* _Objective_
Take all the material and copy it exactly.

* * * * * * * * *

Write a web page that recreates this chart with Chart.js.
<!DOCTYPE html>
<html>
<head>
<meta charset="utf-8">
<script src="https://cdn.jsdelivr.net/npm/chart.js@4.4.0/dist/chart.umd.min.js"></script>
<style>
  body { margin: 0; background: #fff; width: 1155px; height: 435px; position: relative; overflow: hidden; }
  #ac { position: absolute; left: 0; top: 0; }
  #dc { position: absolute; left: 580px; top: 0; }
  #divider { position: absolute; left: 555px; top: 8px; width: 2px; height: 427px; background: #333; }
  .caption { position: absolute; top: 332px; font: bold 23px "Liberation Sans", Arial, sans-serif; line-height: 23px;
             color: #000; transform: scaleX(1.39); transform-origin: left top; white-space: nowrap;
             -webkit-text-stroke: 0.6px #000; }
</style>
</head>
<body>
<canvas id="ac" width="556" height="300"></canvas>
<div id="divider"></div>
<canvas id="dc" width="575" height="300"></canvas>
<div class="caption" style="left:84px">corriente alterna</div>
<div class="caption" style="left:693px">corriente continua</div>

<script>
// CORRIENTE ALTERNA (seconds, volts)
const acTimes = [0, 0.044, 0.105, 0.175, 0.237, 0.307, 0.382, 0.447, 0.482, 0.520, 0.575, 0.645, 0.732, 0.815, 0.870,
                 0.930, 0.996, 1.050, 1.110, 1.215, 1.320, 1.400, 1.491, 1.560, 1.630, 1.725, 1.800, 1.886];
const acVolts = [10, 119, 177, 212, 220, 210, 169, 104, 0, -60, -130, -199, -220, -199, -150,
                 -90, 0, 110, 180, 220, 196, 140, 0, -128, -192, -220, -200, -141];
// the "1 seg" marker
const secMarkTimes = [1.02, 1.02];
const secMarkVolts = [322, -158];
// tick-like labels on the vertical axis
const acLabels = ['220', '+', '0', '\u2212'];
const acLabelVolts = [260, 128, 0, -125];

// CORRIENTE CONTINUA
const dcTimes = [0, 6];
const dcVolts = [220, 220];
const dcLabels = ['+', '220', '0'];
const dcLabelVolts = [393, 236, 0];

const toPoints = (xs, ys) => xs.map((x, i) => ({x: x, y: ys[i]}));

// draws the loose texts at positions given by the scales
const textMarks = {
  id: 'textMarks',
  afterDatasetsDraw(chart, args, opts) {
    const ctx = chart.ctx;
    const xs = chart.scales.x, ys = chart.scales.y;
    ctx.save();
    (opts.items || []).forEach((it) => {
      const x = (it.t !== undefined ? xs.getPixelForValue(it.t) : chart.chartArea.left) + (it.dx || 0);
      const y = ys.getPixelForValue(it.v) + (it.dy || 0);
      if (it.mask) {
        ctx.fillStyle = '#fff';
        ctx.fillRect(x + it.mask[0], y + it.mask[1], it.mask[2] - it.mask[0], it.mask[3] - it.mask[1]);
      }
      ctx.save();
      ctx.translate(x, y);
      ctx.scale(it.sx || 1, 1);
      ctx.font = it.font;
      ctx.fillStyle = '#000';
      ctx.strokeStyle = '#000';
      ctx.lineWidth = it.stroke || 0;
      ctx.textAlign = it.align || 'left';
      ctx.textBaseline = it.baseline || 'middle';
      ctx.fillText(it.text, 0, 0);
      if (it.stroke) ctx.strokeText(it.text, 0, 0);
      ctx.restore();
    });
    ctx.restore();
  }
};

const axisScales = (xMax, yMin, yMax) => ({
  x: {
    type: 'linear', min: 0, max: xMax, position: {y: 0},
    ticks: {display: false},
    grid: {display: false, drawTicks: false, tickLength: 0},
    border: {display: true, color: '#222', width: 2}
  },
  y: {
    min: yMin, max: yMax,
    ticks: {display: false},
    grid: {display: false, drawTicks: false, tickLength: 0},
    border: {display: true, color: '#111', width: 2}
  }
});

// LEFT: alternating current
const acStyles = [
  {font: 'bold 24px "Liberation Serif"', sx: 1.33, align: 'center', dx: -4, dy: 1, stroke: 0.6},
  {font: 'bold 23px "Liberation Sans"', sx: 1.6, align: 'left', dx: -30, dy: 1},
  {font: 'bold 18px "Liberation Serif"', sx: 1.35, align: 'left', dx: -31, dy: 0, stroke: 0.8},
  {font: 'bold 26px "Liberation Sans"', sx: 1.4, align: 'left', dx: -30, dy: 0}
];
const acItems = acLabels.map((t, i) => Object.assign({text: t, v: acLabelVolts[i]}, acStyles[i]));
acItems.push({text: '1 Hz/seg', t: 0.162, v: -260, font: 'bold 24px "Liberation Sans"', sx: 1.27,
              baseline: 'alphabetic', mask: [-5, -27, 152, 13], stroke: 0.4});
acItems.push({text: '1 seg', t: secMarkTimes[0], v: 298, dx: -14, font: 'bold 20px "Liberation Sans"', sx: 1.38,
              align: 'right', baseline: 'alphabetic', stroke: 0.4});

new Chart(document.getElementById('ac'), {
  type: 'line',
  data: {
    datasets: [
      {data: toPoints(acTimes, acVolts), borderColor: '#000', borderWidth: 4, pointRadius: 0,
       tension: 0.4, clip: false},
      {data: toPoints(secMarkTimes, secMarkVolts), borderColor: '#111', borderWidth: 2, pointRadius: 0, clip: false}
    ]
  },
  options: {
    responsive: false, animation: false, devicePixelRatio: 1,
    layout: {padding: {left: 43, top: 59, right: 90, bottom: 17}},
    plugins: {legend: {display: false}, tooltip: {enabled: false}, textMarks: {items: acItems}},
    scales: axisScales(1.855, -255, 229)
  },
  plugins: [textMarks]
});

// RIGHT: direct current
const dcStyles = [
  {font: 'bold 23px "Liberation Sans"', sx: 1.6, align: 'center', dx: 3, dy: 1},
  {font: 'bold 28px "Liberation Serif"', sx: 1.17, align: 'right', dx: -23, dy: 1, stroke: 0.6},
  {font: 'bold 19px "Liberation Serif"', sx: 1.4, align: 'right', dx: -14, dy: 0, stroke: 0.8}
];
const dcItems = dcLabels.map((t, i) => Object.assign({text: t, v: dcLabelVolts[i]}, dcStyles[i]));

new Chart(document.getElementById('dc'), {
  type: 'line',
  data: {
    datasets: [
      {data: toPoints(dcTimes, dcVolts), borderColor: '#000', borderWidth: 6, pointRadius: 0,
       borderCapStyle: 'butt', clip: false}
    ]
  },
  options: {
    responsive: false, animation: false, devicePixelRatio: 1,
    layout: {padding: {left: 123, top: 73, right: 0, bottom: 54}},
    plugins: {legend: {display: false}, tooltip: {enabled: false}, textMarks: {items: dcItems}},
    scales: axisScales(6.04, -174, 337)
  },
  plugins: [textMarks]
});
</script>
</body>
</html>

* * * * * * * * *

* _The answer_
Write a web page that recreates this chart with Chart.js.
<!DOCTYPE html>
<html>
<head>
<meta charset="utf-8">
<script src="https://cdn.jsdelivr.net/npm/chart.js@4.4.0/dist/chart.umd.min.js"></script>
<style>
  body { margin: 0; background: #fff; width: 1155px; height: 435px; position: relative; overflow: hidden; }
  #ac { position: absolute; left: 0; top: 0; }
  #dc { position: absolute; left: 580px; top: 0; }
  #divider { position: absolute; left: 555px; top: 8px; width: 2px; height: 427px; background: #333; }
  .caption { position: absolute; top: 332px; font: bold 23px "Liberation Sans", Arial, sans-serif; line-height: 23px;
             color: #000; transform: scaleX(1.39); transform-origin: left top; white-space: nowrap;
             -webkit-text-stroke: 0.6px #000; }
</style>
</head>
<body>
<canvas id="ac" width="556" height="300"></canvas>
<div id="divider"></div>
<canvas id="dc" width="575" height="300"></canvas>
<div class="caption" style="left:84px">corriente alterna</div>
<div class="caption" style="left:693px">corriente continua</div>

<script>
// CORRIENTE ALTERNA (seconds, volts)
const acTimes = [0, 0.044, 0.105, 0.175, 0.237, 0.307, 0.382, 0.447, 0.482, 0.520, 0.575, 0.645, 0.732, 0.815, 0.870,
                 0.930, 0.996, 1.050, 1.110, 1.215, 1.320, 1.400, 1.491, 1.560, 1.630, 1.725, 1.800, 1.886];
const acVolts = [10, 119, 177, 212, 220, 210, 169, 104, 0, -60, -130, -199, -220, -199, -150,
                 -90, 0, 110, 180, 220, 196, 140, 0, -128, -192, -220, -200, -141];
// the "1 seg" marker
const secMarkTimes = [1.02, 1.02];
const secMarkVolts = [322, -158];
// tick-like labels on the vertical axis
const acLabels = ['220', '+', '0', '\u2212'];
const acLabelVolts = [260, 128, 0, -125];

// CORRIENTE CONTINUA
const dcTimes = [0, 6];
const dcVolts = [220, 220];
const dcLabels = ['+', '220', '0'];
const dcLabelVolts = [393, 236, 0];

const toPoints = (xs, ys) => xs.map((x, i) => ({x: x, y: ys[i]}));

// draws the loose texts at positions given by the scales
const textMarks = {
  id: 'textMarks',
  afterDatasetsDraw(chart, args, opts) {
    const ctx = chart.ctx;
    const xs = chart.scales.x, ys = chart.scales.y;
    ctx.save();
    (opts.items || []).forEach((it) => {
      const x = (it.t !== undefined ? xs.getPixelForValue(it.t) : chart.chartArea.left) + (it.dx || 0);
      const y = ys.getPixelForValue(it.v) + (it.dy || 0);
      if (it.mask) {
        ctx.fillStyle = '#fff';
        ctx.fillRect(x + it.mask[0], y + it.mask[1], it.mask[2] - it.mask[0], it.mask[3] - it.mask[1]);
      }
      ctx.save();
      ctx.translate(x, y);
      ctx.scale(it.sx || 1, 1);
      ctx.font = it.font;
      ctx.fillStyle = '#000';
      ctx.strokeStyle = '#000';
      ctx.lineWidth = it.stroke || 0;
      ctx.textAlign = it.align || 'left';
      ctx.textBaseline = it.baseline || 'middle';
      ctx.fillText(it.text, 0, 0);
      if (it.stroke) ctx.strokeText(it.text, 0, 0);
      ctx.restore();
    });
    ctx.restore();
  }
};

const axisScales = (xMax, yMin, yMax) => ({
  x: {
    type: 'linear', min: 0, max: xMax, position: {y: 0},
    ticks: {display: false},
    grid: {display: false, drawTicks: false, tickLength: 0},
    border: {display: true, color: '#222', width: 2}
  },
  y: {
    min: yMin, max: yMax,
    ticks: {display: false},
    grid: {display: false, drawTicks: false, tickLength: 0},
    border: {display: true, color: '#111', width: 2}
  }
});

// LEFT: alternating current
const acStyles = [
  {font: 'bold 24px "Liberation Serif"', sx: 1.33, align: 'center', dx: -4, dy: 1, stroke: 0.6},
  {font: 'bold 23px "Liberation Sans"', sx: 1.6, align: 'left', dx: -30, dy: 1},
  {font: 'bold 18px "Liberation Serif"', sx: 1.35, align: 'left', dx: -31, dy: 0, stroke: 0.8},
  {font: 'bold 26px "Liberation Sans"', sx: 1.4, align: 'left', dx: -30, dy: 0}
];
const acItems = acLabels.map((t, i) => Object.assign({text: t, v: acLabelVolts[i]}, acStyles[i]));
acItems.push({text: '1 Hz/seg', t: 0.162, v: -260, font: 'bold 24px "Liberation Sans"', sx: 1.27,
              baseline: 'alphabetic', mask: [-5, -27, 152, 13], stroke: 0.4});
acItems.push({text: '1 seg', t: secMarkTimes[0], v: 298, dx: -14, font: 'bold 20px "Liberation Sans"', sx: 1.38,
              align: 'right', baseline: 'alphabetic', stroke: 0.4});

new Chart(document.getElementById('ac'), {
  type: 'line',
  data: {
    datasets: [
      {data: toPoints(acTimes, acVolts), borderColor: '#000', borderWidth: 4, pointRadius: 0,
       tension: 0.4, clip: false},
      {data: toPoints(secMarkTimes, secMarkVolts), borderColor: '#111', borderWidth: 2, pointRadius: 0, clip: false}
    ]
  },
  options: {
    responsive: false, animation: false, devicePixelRatio: 1,
    layout: {padding: {left: 43, top: 59, right: 90, bottom: 17}},
    plugins: {legend: {display: false}, tooltip: {enabled: false}, textMarks: {items: acItems}},
    scales: axisScales(1.855, -255, 229)
  },
  plugins: [textMarks]
});

// RIGHT: direct current
const dcStyles = [
  {font: 'bold 23px "Liberation Sans"', sx: 1.6, align: 'center', dx: 3, dy: 1},
  {font: 'bold 28px "Liberation Serif"', sx: 1.17, align: 'right', dx: -23, dy: 1, stroke: 0.6},
  {font: 'bold 19px "Liberation Serif"', sx: 1.4, align: 'right', dx: -14, dy: 0, stroke: 0.8}
];
const dcItems = dcLabels.map((t, i) => Object.assign({text: t, v: dcLabelVolts[i]}, dcStyles[i]));

new Chart(document.getElementById('dc'), {
  type: 'line',
  data: {
    datasets: [
      {data: toPoints(dcTimes, dcVolts), borderColor: '#000', borderWidth: 6, pointRadius: 0,
       borderCapStyle: 'butt', clip: false}
    ]
  },
  options: {
    responsive: false, animation: false, devicePixelRatio: 1,
    layout: {padding: {left: 123, top: 73, right: 0, bottom: 54}},
    plugins: {legend: {display: false}, tooltip: {enabled: false}, textMarks: {items: dcItems}},
    scales: axisScales(6.04, -174, 337)
  },
  plugins: [textMarks]
});
</script>
</body>
</html>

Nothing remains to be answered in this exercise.